Overdeck began doing easy math problems with her kids as part of their bedtime routines when her youngest daughter was 2. When her other children starting asking for their own problems, she decided it was time to share her success.

Now her nonprofit website, bedtimemath.org, offers nightly math stories—where anecdotes about space travel and rubber ducks end with age-appropriate questions—to tens of thousands of parents. Inspire a love of math in your children with some of Overdeck’s fun tips.

5 Fun Ways to Learn Math

  • Create spirograph artArtistic types will love to create symmetrical flowers and designs, and children can count points while exploring patterns and geometry.
  • Play games! Chutes and Ladders and Candy Land show number sequences and build math skills naturally. Older kids can play Scrabble, where they double and triple points.
  • Learn with LEGOs! How many dots does this block have? How much of this piece will cover up the other one? Children add, multiply and get comfortable with numbers in a playful, under-the-radar way.
  • Start a project! Overdeck acquired her positive view of math by cooking with her mother and doing carpentry with her father.
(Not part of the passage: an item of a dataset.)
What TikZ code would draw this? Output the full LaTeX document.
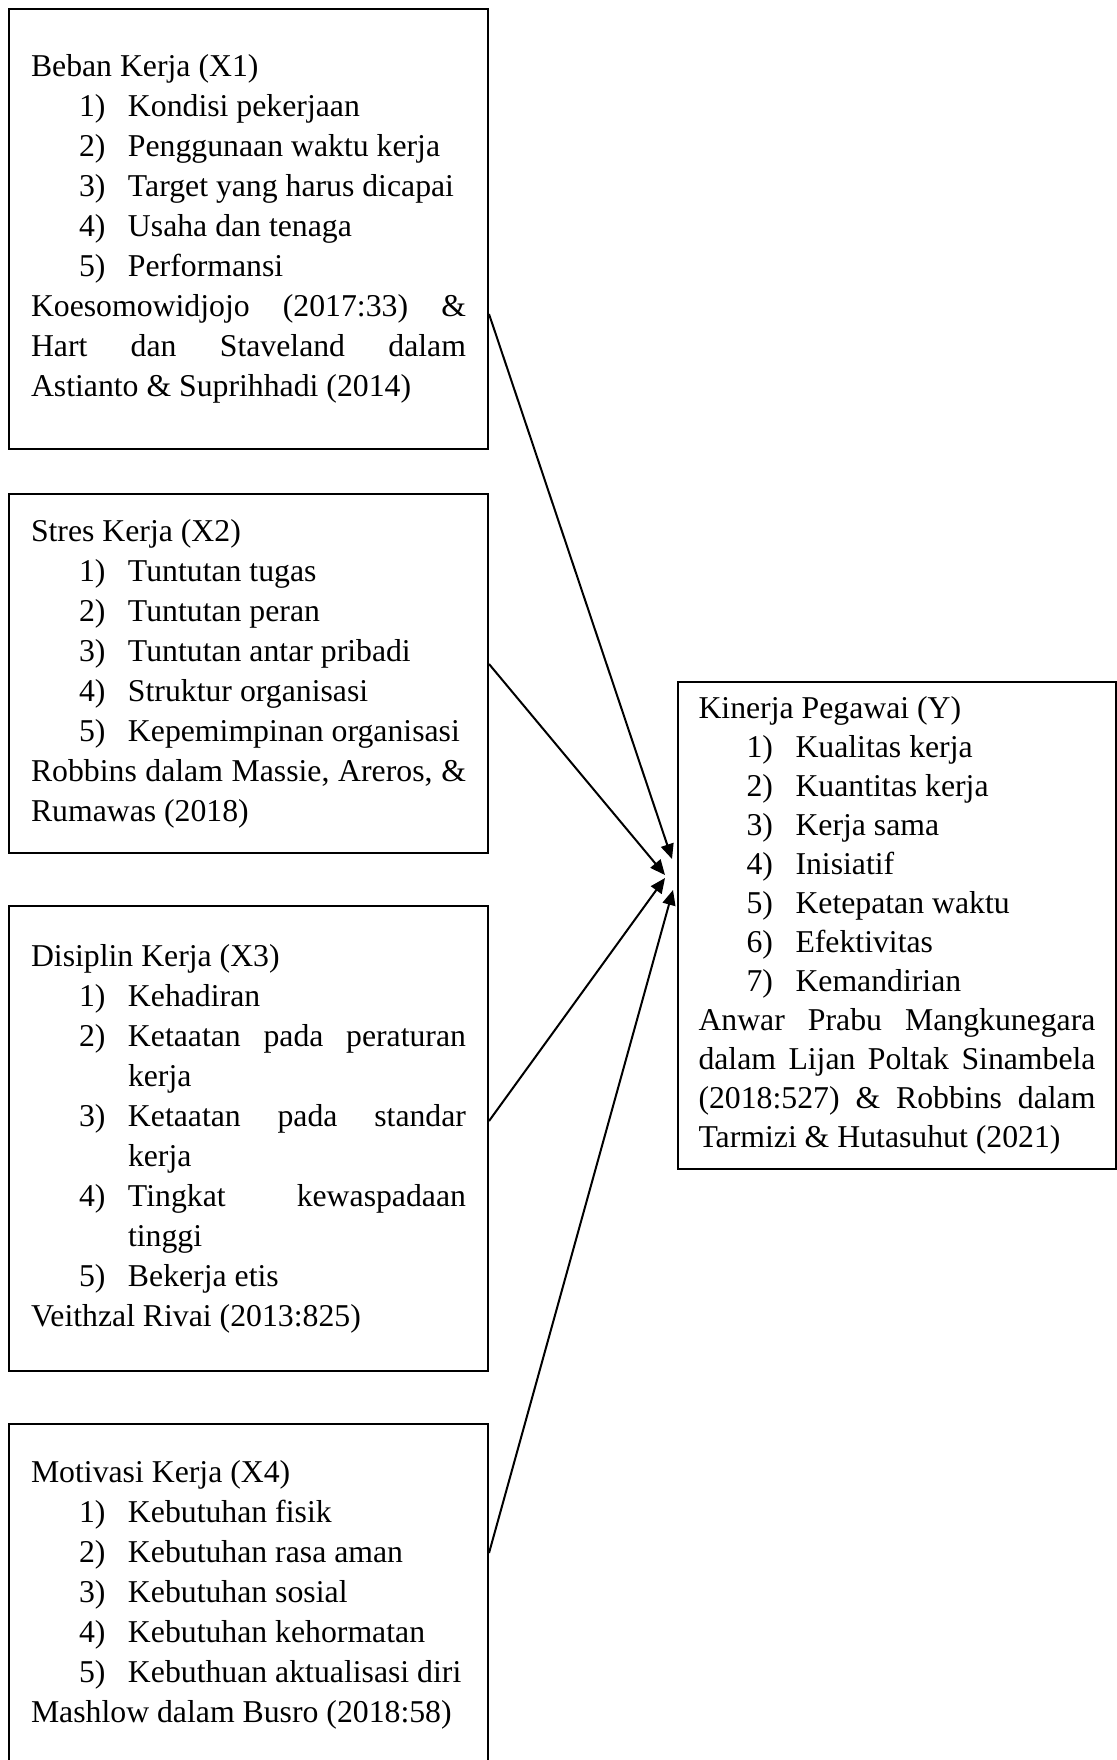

Counting money, grocery shopping and real-life projects are great math moments.
  • Explore interests! Add math to whatever your children discuss at dinner, like their fascination with ninjas or video games. “It’s not stressful when you’re mixing math into everyday life,” she says.

Best Math Apps

Three apps that Overdeck’s children find engaging:

  • Bedtime Math—Kids can click the math problem of the day or explore over 400 additional math problems with various zany topics, from electric eels and chocolate chips to roller coasters and flamingos, at three skill levels.
  • Dragonbox Algebra—This award- winning educational game secretly teaches young kids algebra in a low-stress environment as children ages 5-12 learn the basics through 200 levels of puzzle-style games, and, more than 350 levels cover more advanced topics for children age 12 and up.
  • Math Ninja—Say goodbye to traditional flash cards and hello to ninja stars, smoke bombs and ninja magic in this action-packed, customizable game in which kids use addition, subtraction, multiplication and division skills to defend their tree house castle from a hungry tomato and his robotic army.